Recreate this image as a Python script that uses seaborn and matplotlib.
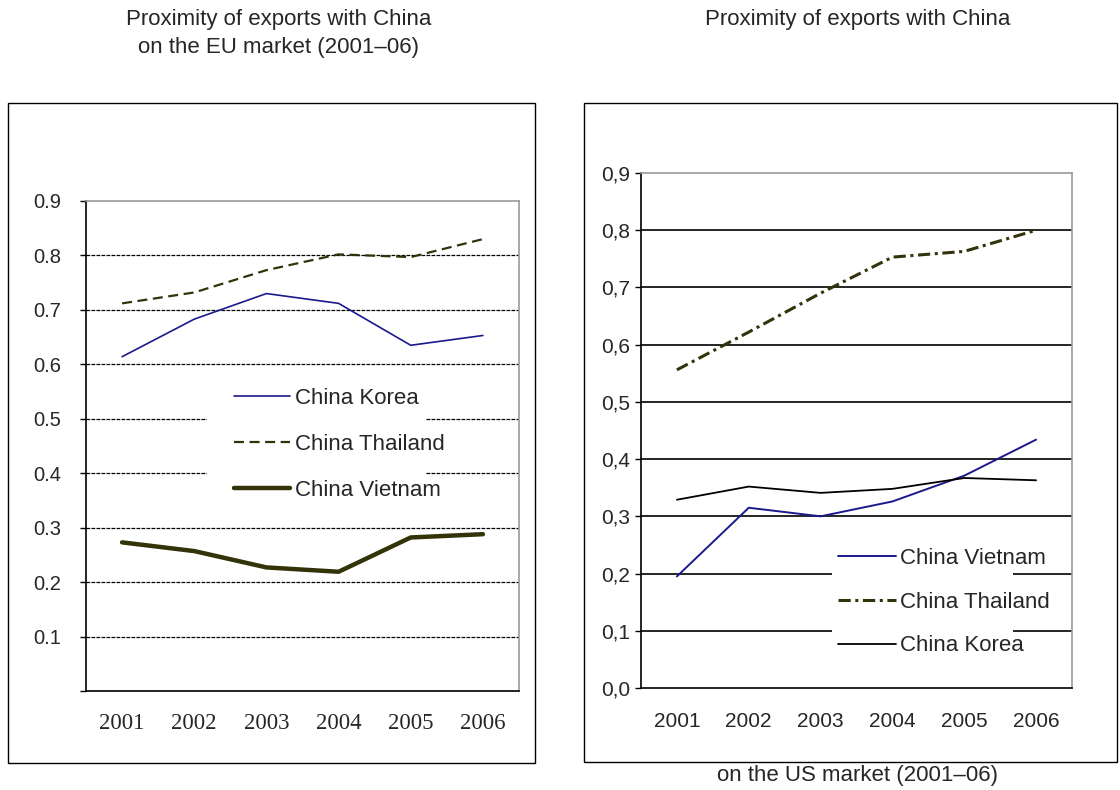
import numpy as np
import pandas as pd
import matplotlib
matplotlib.use("Agg")
import matplotlib.pyplot as plt
from matplotlib.patches import Rectangle
import seaborn as sns

# --- data ---
years = ["2001", "2002", "2003", "2004", "2005", "2006"]

eu_korea = [0.614, 0.683, 0.730, 0.712, 0.635, 0.653]
eu_thailand = [0.712, 0.732, 0.773, 0.802, 0.797, 0.830]
eu_vietnam = [0.273, 0.257, 0.227, 0.219, 0.282, 0.288]

us_vietnam = [0.195, 0.315, 0.300, 0.326, 0.371, 0.434]
us_thailand = [0.556, 0.622, 0.690, 0.753, 0.763, 0.800]
us_korea = [0.329, 0.352, 0.341, 0.348, 0.367, 0.363]

eu_yticks = [0.0, 0.1, 0.2, 0.3, 0.4, 0.5, 0.6, 0.7, 0.8, 0.9]
eu_ylabels = ["", "0.1", "0.2", "0.3", "0.4", "0.5", "0.6", "0.7", "0.8", "0.9"]
us_ylabels = ["0,0", "0,1", "0,2", "0,3", "0,4", "0,5", "0,6", "0,7", "0,8", "0,9"]

sns.set_style("white")
plt.rcParams['font.family'] = ['Liberation Sans', 'DejaVu Sans']

BLUE = "#1a1a8c"
OLIVE = "#33330a"
W, H = 1120, 790

fig = plt.figure(figsize=(11.2, 7.9), dpi=100)


def fig_box(x0, y0, x1, y1):
    # pixel box (top-left origin) -> figure-fraction rectangle args
    return (x0 / W, 1 - y1 / H), (x1 - x0) / W, (y1 - y0) / H


# outer panel frames
xy, w, h = fig_box(8, 103, 535, 763)
fig.add_artist(Rectangle(xy, w, h, transform=fig.transFigure, fill=False, ec="black", lw=1.0))
xy, w, h = fig_box(584, 103, 1117, 762)
fig.add_artist(Rectangle(xy, w, h, transform=fig.transFigure, fill=False, ec="black", lw=1.0))

fig.text(0.249, 1 - 9 / H, "Proximity of exports with China\non the EU market (2001\u201306)",
         ha="center", va="top", fontsize=16, linespacing=1.45)
fig.text(0.766, 1 - 9 / H, "Proximity of exports with China",
         ha="center", va="top", fontsize=16)
fig.text(0.766, 1 - 775 / H, "on the US market (2001\u201306)",
         ha="center", va="center", fontsize=16)

pos = np.arange(len(years))


def style_axis(ax, ylabels, grid_style, grid_lw, xfont, xsize, xpad, ypad, ysize):
    ax.set_xlim(-0.5, len(years) - 0.5)
    ax.set_ylim(0, 0.9)
    ax.set_yticks(eu_yticks)
    ax.set_yticklabels(ylabels, fontsize=ysize)
    ax.set_xticks(pos)
    ax.set_xticklabels(years, fontsize=xsize, family=xfont)
    ax.set_xticks(np.arange(len(years) + 1) - 0.5, minor=True)
    ax.tick_params(axis="x", which="major", length=0, pad=xpad)
    ax.tick_params(axis="x", which="minor", length=6, width=1, color="black", direction="out")
    ax.tick_params(axis="y", length=4, width=1, color="black", direction="out", pad=ypad, left=True)
    for y in eu_yticks[1:-1]:
        ax.axhline(y, color="black", lw=grid_lw, ls=grid_style, zorder=0)
    ax.spines["left"].set_color("black")
    ax.spines["bottom"].set_color("black")
    ax.spines["top"].set_color("#999999")
    ax.spines["right"].set_color("#999999")
    for s in ax.spines.values():
        s.set_linewidth(1.2)
    ax.set_xlabel("")
    ax.set_ylabel("")


# --- EU panel ---
ax1 = fig.add_axes([86 / W, 1 - 691 / H, 433 / W, 490 / H])
sns.lineplot(x=pos, y=eu_korea, ax=ax1, color=BLUE, lw=1.2, label="China Korea")
sns.lineplot(x=pos, y=eu_thailand, ax=ax1, color=OLIVE, lw=1.6, label="China Thailand")
ax1.lines[-1].set_dashes((4.5, 2.5))
sns.lineplot(x=pos, y=eu_vietnam, ax=ax1, color=OLIVE, lw=3.2, label="China Vietnam")
style_axis(ax1, eu_ylabels, (0, (3, 1)), 0.9, ["Liberation Serif"], 16.5, 16, 14, 14.5)
xy, w, h = fig_box(207, 378, 426, 505)
ax1.add_patch(Rectangle(xy, w, h, transform=fig.transFigure, fc="white", ec="none", zorder=1))
ax1.legend(loc="upper left", bbox_to_anchor=(234 / W, 1 - 388 / H),
           bbox_transform=fig.transFigure, fontsize=16, handlelength=2.5,
           handletextpad=0.25, labelspacing=1.12, borderpad=0, borderaxespad=0,
           frameon=False)

# --- US panel ---
ax2 = fig.add_axes([641 / W, 1 - 688 / H, 431 / W, 515 / H])
sns.lineplot(x=pos, y=us_vietnam, ax=ax2, color=BLUE, lw=1.4, label="China Vietnam")
sns.lineplot(x=pos, y=us_thailand, ax=ax2, color=OLIVE, lw=2.2, label="China Thailand")
ax2.lines[-1].set_dashes((4, 1.5, 1, 1.5))
sns.lineplot(x=pos, y=us_korea, ax=ax2, color="black", lw=1.3, label="China Korea")
style_axis(ax2, us_ylabels, "-", 1.2, ["Liberation Sans"], 15, 17, 4, 15)
xy, w, h = fig_box(832, 535, 1013, 662)
ax2.add_patch(Rectangle(xy, w, h, transform=fig.transFigure, fc="white", ec="none", zorder=1))
ax2.legend(loc="upper left", bbox_to_anchor=(838 / W, 1 - 548 / H),
           bbox_transform=fig.transFigure, fontsize=16, handlelength=2.6,
           handletextpad=0.2, labelspacing=1.02, borderpad=0, borderaxespad=0,
           frameon=False)

plt.savefig("out.png", dpi=100)
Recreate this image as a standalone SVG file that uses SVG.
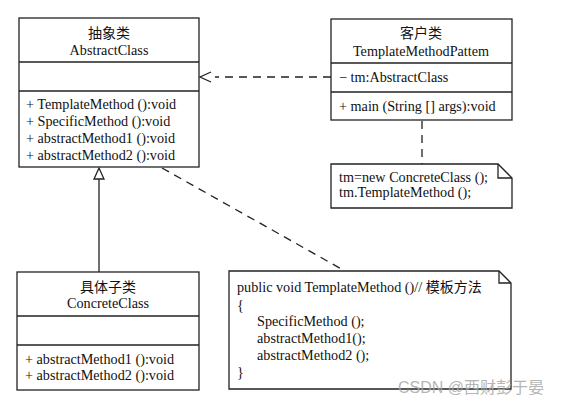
<svg xmlns="http://www.w3.org/2000/svg" width="561" height="404" viewBox="0 0 561 404">
<style>
.box{fill:#fff;stroke:#222;stroke-width:1.3}
.ln{stroke:#222;stroke-width:1.3;fill:none}
.dash{stroke:#222;stroke-width:1.3;fill:none;stroke-dasharray:8,6}
text{font-family:"Liberation Serif","Noto Sans CJK SC",serif;font-size:14.2px;fill:#111}
.c{text-anchor:middle}
.cjk{font-family:"Noto Sans CJK SC","Liberation Serif",sans-serif;font-size:14px}
.wm{font-family:"Liberation Sans","Noto Sans CJK SC",sans-serif;font-size:16px;fill:#aaa;opacity:.85}
</style>
<g id="connectors">
<line class="dash" x1="331" y1="77" x2="215" y2="77"/>
<path class="ln" d="M211,72 L200,77 L211,82"/>
<line class="dash" x1="422" y1="121" x2="422" y2="164"/>
<line class="dash" x1="162" y1="168" x2="345" y2="271"/>
<line class="ln" x1="99" y1="272" x2="99" y2="179"/>
<path class="ln" d="M94,179 L99,168 L104,179 Z" fill="#fff"/>
</g>
<g id="AbstractClass">
<rect class="box" x="19" y="18" width="180" height="149"/>
<line class="ln" x1="19" y1="62" x2="199" y2="62"/>
<line class="ln" x1="19" y1="91" x2="199" y2="91"/>
<text class="c cjk" x="109" y="38">抽象类</text>
<text class="c" x="109" y="55">AbstractClass</text>
<text x="26" y="109">+ TemplateMethod ():void</text>
<text x="26" y="126">+ SpecificMethod ():void</text>
<text x="26" y="143">+ abstractMethod1 ():void</text>
<text x="26" y="160">+ abstractMethod2 ():void</text>
</g>
<g id="TemplateMethodPattem">
<rect class="box" x="331" y="19" width="181" height="101"/>
<line class="ln" x1="331" y1="63" x2="512" y2="63"/>
<line class="ln" x1="331" y1="92" x2="512" y2="92"/>
<text class="c cjk" x="421" y="38">客户类</text>
<text class="c" x="421" y="56">TemplateMethodPattem</text>
<text x="339" y="82">− tm:AbstractClass</text>
<text x="339" y="111">+ main (String [] args):void</text>
</g>
<g id="note1">
<path class="box" d="M331,164 L498,164 L512,178 L512,208 L331,208 Z"/>
<path class="ln" d="M498,164 L498,178 L512,178"/>
<text x="339" y="182">tm=new ConcreteClass ();</text>
<text x="339" y="197">tm.TemplateMethod ();</text>
</g>
<g id="ConcreteClass">
<rect class="box" x="17" y="272" width="182" height="118"/>
<line class="ln" x1="17" y1="316" x2="199" y2="316"/>
<line class="ln" x1="17" y1="345" x2="199" y2="345"/>
<text class="c cjk" x="108" y="292">具体子类</text>
<text class="c" x="108" y="308">ConcreteClass</text>
<text x="25" y="364">+ abstractMethod1 ():void</text>
<text x="25" y="380">+ abstractMethod2 ():void</text>
</g>
<g id="note2">
<path class="box" d="M229,271 L499,271 L511,283 L511,389 L229,389 Z"/>
<path class="ln" d="M499,271 L499,283 L511,283"/>
<text x="237" y="292">public void TemplateMethod ()// <tspan class="cjk">模板方法</tspan></text>
<text x="237" y="310">{</text>
<text x="257" y="326">SpecificMethod ();</text>
<text x="257" y="343">abstractMethod1();</text>
<text x="257" y="360">abstractMethod2 ();</text>
<text x="237" y="377">}</text>
</g>
<text class="wm" x="398" y="393">CSDN @西财彭于晏</text>
</svg>
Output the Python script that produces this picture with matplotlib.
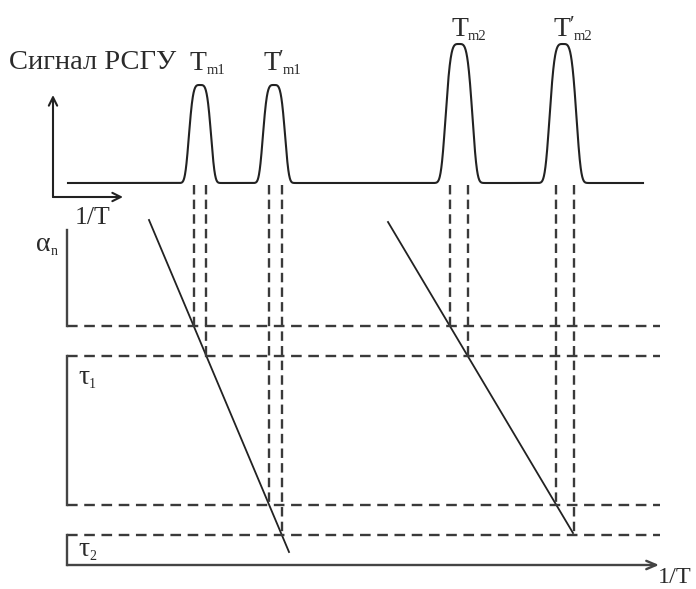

----

REQUEST.
Could you repeat exactly the lines from the first one of the records above through the line containing "us_korea = [0.329, 0.352, 0.341, 0.348, 0.367, 0.363]", leaving out any pictures?

EXERCISE SOLUTION.
Recreate this image as a Python script that uses seaborn and matplotlib.
import numpy as np
import pandas as pd
import matplotlib
matplotlib.use("Agg")
import matplotlib.pyplot as plt
from matplotlib.patches import Rectangle
import seaborn as sns

# --- data ---
years = ["2001", "2002", "2003", "2004", "2005", "2006"]

eu_korea = [0.614, 0.683, 0.730, 0.712, 0.635, 0.653]
eu_thailand = [0.712, 0.732, 0.773, 0.802, 0.797, 0.830]
eu_vietnam = [0.273, 0.257, 0.227, 0.219, 0.282, 0.288]

us_vietnam = [0.195, 0.315, 0.300, 0.326, 0.371, 0.434]
us_thailand = [0.556, 0.622, 0.690, 0.753, 0.763, 0.800]
us_korea = [0.329, 0.352, 0.341, 0.348, 0.367, 0.363]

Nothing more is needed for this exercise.